The regal tang (Paracanthurus hepatus) is a colorful reef fish in the family Acanthuridae. A fish in marine aquaria, it is the only member of the genus Paracanthurus. A number of common names are attributed to the species, including palette surgeonfish, blue tang (leading to confusion with the Atlantic Acanthurus coeruleus), royal blue tang, hippo tang, flagtail surgeonfish and blue surgeonfish.
Paracanthurus hepatus has a royal blue body, yellow tail, and black 'palette' design. The lower body is yellow in the west-central Indian Ocean. It grows to 31 cm (12.25 in.). The species' range is broad, but it is nowhere common. It can be found throughout the Indo-Pacific. It is seen in reefs of East Africa, Japan, Samoa, New Caledonia, and the Great Barrier Reef.
The blue tang is not evaluated by the World Conservation Union (IUCN), but is of low vulnerability.

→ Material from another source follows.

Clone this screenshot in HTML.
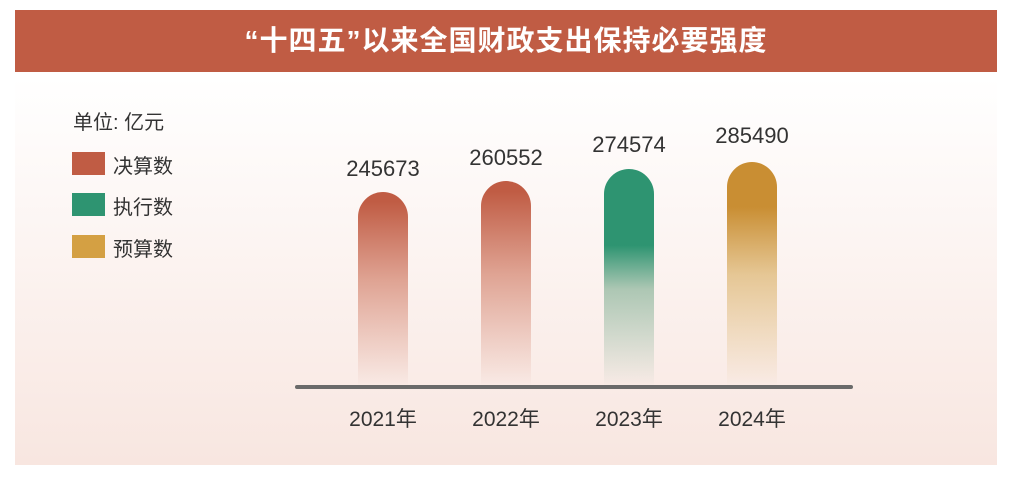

As a juvenile, its diet consists primarily of plankton. Adults are omnivorous and feed on plankton, but will also graze on algae. Spawning occurs during late afternoon and evening hours. This event is indicated by a change in color from a uniform dark blue to a pale blue.
Importance to humans Edit
The blue tang is of minor commercial fisheries importance, however, it is a bait fish. The flesh has a strong odor and is not highly prized. This fish may cause ciguatera poisoning if consumed by humans. However, blue tangs are collected commercially for the aquarium trade. Handling the tang risks the chances of being badly cut by the caudal spine. These spines, on both sides of the caudal peduncle, are extended from the body when the fish becomes excited. The quick, thrashing sideways motion of the tail can produce deep wounds that result in swelling and discoloration, posing a risk of infection. It is believed that some species of Acanthurus have venom glands while others do not. The spines are used only as a method of protection against aggressors.
Aquarium life Edit
As juveniles, they require a 40 gallon aquarium, but as adults require a 75 gallon tank. They will eat small crustaceans such as mysids and krill. Adults nibble algae and nori. Having more than one in a small aquarium can cause stress, which can lead to injury from fighting. This fish is reef compatible — will not eat corals or anemones.